Methods and Materials for Early Childhood Education II
Introduction to various curricula planning approaches: High-Scope, emergent, and thematic unit. Explores teaching methods and materials used for the early childhood classroom. Methodology focuses upon social, emotional, motor, and intellectual development with content including social and cognitive activities, mathematics, science, and language arts. The development of a unit plan is focused on an integrated, theme approach. Activities and instructional equipment include games, field trips, stories, and AV equipment. 3 Credits (3 Lecture) Prerequisite(s): EDU101 and EDU125. Fall Only.
Young Children with Special Needs
Introductory exploration of the cognitive, communication, emotional, social, motor, and adaptive/self-help needs of young children (ages birth to eight) with disabilities, developmental delays or "at risk" populations. Topics include adaptive methods, early intervention services, assessment, inclusionary practices, available resources, the Individualized Family Service Program/Plan (IFSP), and the Individualized Educational Plan (IEP). 3 Credits (3 Lecture) Prerequisite(s): EDU100 and EDU125. Spring Only.
Early Childhood Internship
Supervised fieldwork experience in an approved early care and education program to promote integration of theoretical knowledge into practice, expand awareness of diversity in children and families, support development of the whole child, provide appropriate interaction with parents and other professionals, and develop professional skills. Course work includes 225 "direct-contact" hours in addition to participation in eight bi-weekly, two-hour seminar meetings. (formerly EDU256) 4 Credits (1 Lecture - 15 Internship) Prerequisite(s): EDU101 and EDU201 and EDU211 and EDU225 and EDU262 and EDU268 and ENL121 or EDU101 and EDU201 and EDU211 and EDU225 and EDU262 and EDU268 and ENL201.
Language Arts in Early Childhood Education
Comprehensive exploration of young children's communicative processes: listening, speaking, reading, and writing.
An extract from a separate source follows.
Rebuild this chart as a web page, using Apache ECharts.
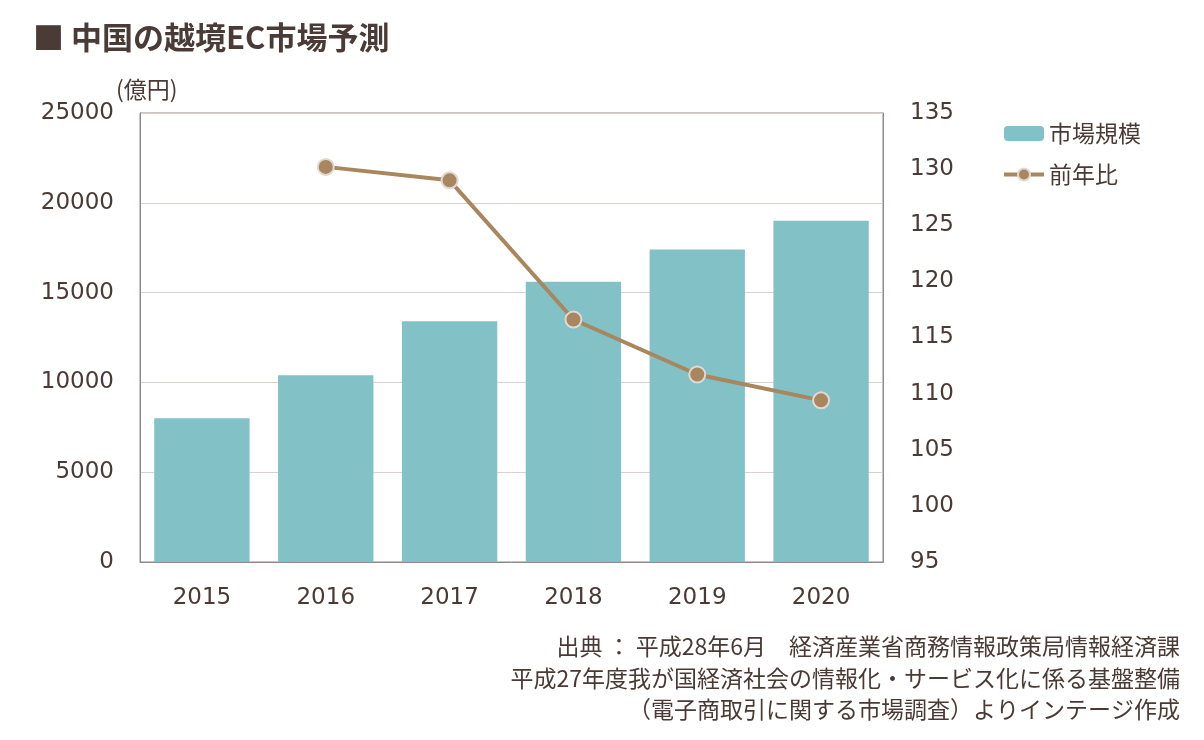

A balanced literary approach is emphasized. Course work includes designing language arts activities that support a language-rich environment while facilitating language growth in infants, toddlers, preschoolers, and young school-age children. 3 Credits (3 Lecture) Prerequisite(s): EDU100. Spring Only.
Methods and Materials for Infants and Toddlers
Examination of appropriate caregiver strategies, materials and activities for young infants (birth-8 months), mobile infants (9 months-17 months), and toddlers (18 months-36 months) and their families. A theoretical approach structures the educational practices and methodology employed in the functional areas as defined by the Child Development Associate Credential (CDA). Students will design materials, activities, and strategies that are useful and appropriate with infants and toddlers. Appropriate documented life experience can be used to substitute for course prerequisites if approved by the adviser. 3 Credits (3 Lecture) Prerequisite(s): EDU100 or PSY210 or PSY203. Fall Only.